▶ _TASK REQUIREMENTS_
Write the listing below out again exactly, dropping the images.
------------------------------------
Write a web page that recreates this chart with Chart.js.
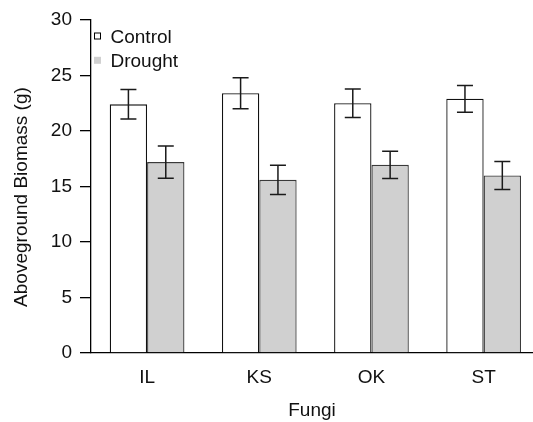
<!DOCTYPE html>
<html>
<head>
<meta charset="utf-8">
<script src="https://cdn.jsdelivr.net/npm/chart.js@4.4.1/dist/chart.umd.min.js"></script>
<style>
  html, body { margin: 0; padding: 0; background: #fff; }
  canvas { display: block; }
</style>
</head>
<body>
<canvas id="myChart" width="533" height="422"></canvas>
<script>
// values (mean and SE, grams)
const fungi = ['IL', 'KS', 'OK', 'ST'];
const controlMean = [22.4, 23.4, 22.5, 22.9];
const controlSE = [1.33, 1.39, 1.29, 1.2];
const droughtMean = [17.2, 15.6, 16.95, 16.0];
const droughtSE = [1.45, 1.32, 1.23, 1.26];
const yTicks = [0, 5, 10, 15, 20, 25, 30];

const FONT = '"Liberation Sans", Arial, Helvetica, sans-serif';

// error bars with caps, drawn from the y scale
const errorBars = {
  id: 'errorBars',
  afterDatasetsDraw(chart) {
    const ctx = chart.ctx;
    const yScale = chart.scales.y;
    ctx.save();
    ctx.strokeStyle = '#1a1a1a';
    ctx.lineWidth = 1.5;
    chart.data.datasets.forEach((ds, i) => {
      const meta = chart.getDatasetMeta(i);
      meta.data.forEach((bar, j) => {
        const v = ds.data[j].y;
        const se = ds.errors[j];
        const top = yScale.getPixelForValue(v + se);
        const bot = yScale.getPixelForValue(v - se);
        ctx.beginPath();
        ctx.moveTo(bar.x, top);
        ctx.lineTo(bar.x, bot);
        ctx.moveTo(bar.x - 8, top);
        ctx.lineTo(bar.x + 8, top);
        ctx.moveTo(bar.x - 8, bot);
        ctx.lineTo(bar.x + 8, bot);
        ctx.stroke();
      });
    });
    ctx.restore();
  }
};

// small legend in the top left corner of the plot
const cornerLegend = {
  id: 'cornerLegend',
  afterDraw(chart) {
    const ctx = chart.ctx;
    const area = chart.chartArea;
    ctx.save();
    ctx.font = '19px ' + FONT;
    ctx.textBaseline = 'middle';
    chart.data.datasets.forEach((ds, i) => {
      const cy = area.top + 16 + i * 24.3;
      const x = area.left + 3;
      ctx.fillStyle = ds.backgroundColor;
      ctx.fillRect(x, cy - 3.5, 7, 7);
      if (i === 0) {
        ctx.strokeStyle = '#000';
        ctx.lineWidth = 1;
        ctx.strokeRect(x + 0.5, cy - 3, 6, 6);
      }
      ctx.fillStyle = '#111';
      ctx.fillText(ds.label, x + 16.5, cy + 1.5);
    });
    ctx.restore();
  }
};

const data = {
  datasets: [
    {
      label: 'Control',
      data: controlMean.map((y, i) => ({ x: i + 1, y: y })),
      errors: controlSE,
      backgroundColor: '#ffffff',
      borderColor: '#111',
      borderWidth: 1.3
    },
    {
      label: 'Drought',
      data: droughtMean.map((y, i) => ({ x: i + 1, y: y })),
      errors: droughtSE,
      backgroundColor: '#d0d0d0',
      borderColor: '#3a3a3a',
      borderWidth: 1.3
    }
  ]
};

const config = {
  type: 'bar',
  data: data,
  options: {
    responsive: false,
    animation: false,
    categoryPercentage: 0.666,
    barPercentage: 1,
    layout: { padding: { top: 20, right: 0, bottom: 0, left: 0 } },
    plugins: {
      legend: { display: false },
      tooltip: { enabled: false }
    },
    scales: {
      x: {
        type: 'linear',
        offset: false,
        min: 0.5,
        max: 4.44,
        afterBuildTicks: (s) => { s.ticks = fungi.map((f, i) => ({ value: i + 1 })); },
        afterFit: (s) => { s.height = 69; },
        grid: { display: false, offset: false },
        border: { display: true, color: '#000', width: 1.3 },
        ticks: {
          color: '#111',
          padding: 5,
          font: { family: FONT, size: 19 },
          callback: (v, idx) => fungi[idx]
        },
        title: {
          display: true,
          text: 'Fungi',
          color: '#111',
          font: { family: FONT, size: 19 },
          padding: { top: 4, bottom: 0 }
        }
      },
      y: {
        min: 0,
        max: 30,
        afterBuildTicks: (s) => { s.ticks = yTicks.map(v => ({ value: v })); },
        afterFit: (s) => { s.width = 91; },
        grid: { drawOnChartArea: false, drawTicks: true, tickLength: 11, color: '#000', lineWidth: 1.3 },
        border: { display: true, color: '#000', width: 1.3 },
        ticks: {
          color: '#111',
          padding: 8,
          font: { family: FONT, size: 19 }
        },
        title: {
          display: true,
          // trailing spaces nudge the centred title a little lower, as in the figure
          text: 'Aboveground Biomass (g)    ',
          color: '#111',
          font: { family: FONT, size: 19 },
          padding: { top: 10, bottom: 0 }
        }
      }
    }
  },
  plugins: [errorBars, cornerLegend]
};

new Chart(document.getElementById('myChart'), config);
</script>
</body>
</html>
------------------------------------
▶ _ANSWER FOR THIS EXERCISE_
Write a web page that recreates this chart with Chart.js.
<!DOCTYPE html>
<html>
<head>
<meta charset="utf-8">
<script src="https://cdn.jsdelivr.net/npm/chart.js@4.4.1/dist/chart.umd.min.js"></script>
<style>
  html, body { margin: 0; padding: 0; background: #fff; }
  canvas { display: block; }
</style>
</head>
<body>
<canvas id="myChart" width="533" height="422"></canvas>
<script>
// values (mean and SE, grams)
const fungi = ['IL', 'KS', 'OK', 'ST'];
const controlMean = [22.4, 23.4, 22.5, 22.9];
const controlSE = [1.33, 1.39, 1.29, 1.2];
const droughtMean = [17.2, 15.6, 16.95, 16.0];
const droughtSE = [1.45, 1.32, 1.23, 1.26];
const yTicks = [0, 5, 10, 15, 20, 25, 30];

const FONT = '"Liberation Sans", Arial, Helvetica, sans-serif';

// error bars with caps, drawn from the y scale
const errorBars = {
  id: 'errorBars',
  afterDatasetsDraw(chart) {
    const ctx = chart.ctx;
    const yScale = chart.scales.y;
    ctx.save();
    ctx.strokeStyle = '#1a1a1a';
    ctx.lineWidth = 1.5;
    chart.data.datasets.forEach((ds, i) => {
      const meta = chart.getDatasetMeta(i);
      meta.data.forEach((bar, j) => {
        const v = ds.data[j].y;
        const se = ds.errors[j];
        const top = yScale.getPixelForValue(v + se);
        const bot = yScale.getPixelForValue(v - se);
        ctx.beginPath();
        ctx.moveTo(bar.x, top);
        ctx.lineTo(bar.x, bot);
        ctx.moveTo(bar.x - 8, top);
        ctx.lineTo(bar.x + 8, top);
        ctx.moveTo(bar.x - 8, bot);
        ctx.lineTo(bar.x + 8, bot);
        ctx.stroke();
      });
    });
    ctx.restore();
  }
};

// small legend in the top left corner of the plot
const cornerLegend = {
  id: 'cornerLegend',
  afterDraw(chart) {
    const ctx = chart.ctx;
    const area = chart.chartArea;
    ctx.save();
    ctx.font = '19px ' + FONT;
    ctx.textBaseline = 'middle';
    chart.data.datasets.forEach((ds, i) => {
      const cy = area.top + 16 + i * 24.3;
      const x = area.left + 3;
      ctx.fillStyle = ds.backgroundColor;
      ctx.fillRect(x, cy - 3.5, 7, 7);
      if (i === 0) {
        ctx.strokeStyle = '#000';
        ctx.lineWidth = 1;
        ctx.strokeRect(x + 0.5, cy - 3, 6, 6);
      }
      ctx.fillStyle = '#111';
      ctx.fillText(ds.label, x + 16.5, cy + 1.5);
    });
    ctx.restore();
  }
};

const data = {
  datasets: [
    {
      label: 'Control',
      data: controlMean.map((y, i) => ({ x: i + 1, y: y })),
      errors: controlSE,
      backgroundColor: '#ffffff',
      borderColor: '#111',
      borderWidth: 1.3
    },
    {
      label: 'Drought',
      data: droughtMean.map((y, i) => ({ x: i + 1, y: y })),
      errors: droughtSE,
      backgroundColor: '#d0d0d0',
      borderColor: '#3a3a3a',
      borderWidth: 1.3
    }
  ]
};

const config = {
  type: 'bar',
  data: data,
  options: {
    responsive: false,
    animation: false,
    categoryPercentage: 0.666,
    barPercentage: 1,
    layout: { padding: { top: 20, right: 0, bottom: 0, left: 0 } },
    plugins: {
      legend: { display: false },
      tooltip: { enabled: false }
    },
    scales: {
      x: {
        type: 'linear',
        offset: false,
        min: 0.5,
        max: 4.44,
        afterBuildTicks: (s) => { s.ticks = fungi.map((f, i) => ({ value: i + 1 })); },
        afterFit: (s) => { s.height = 69; },
        grid: { display: false, offset: false },
        border: { display: true, color: '#000', width: 1.3 },
        ticks: {
          color: '#111',
          padding: 5,
          font: { family: FONT, size: 19 },
          callback: (v, idx) => fungi[idx]
        },
        title: {
          display: true,
          text: 'Fungi',
          color: '#111',
          font: { family: FONT, size: 19 },
          padding: { top: 4, bottom: 0 }
        }
      },
      y: {
        min: 0,
        max: 30,
        afterBuildTicks: (s) => { s.ticks = yTicks.map(v => ({ value: v })); },
        afterFit: (s) => { s.width = 91; },
        grid: { drawOnChartArea: false, drawTicks: true, tickLength: 11, color: '#000', lineWidth: 1.3 },
        border: { display: true, color: '#000', width: 1.3 },
        ticks: {
          color: '#111',
          padding: 8,
          font: { family: FONT, size: 19 }
        },
        title: {
          display: true,
          // trailing spaces nudge the centred title a little lower, as in the figure
          text: 'Aboveground Biomass (g)    ',
          color: '#111',
          font: { family: FONT, size: 19 },
          padding: { top: 10, bottom: 0 }
        }
      }
    }
  },
  plugins: [errorBars, cornerLegend]
};

new Chart(document.getElementById('myChart'), config);
</script>
</body>
</html>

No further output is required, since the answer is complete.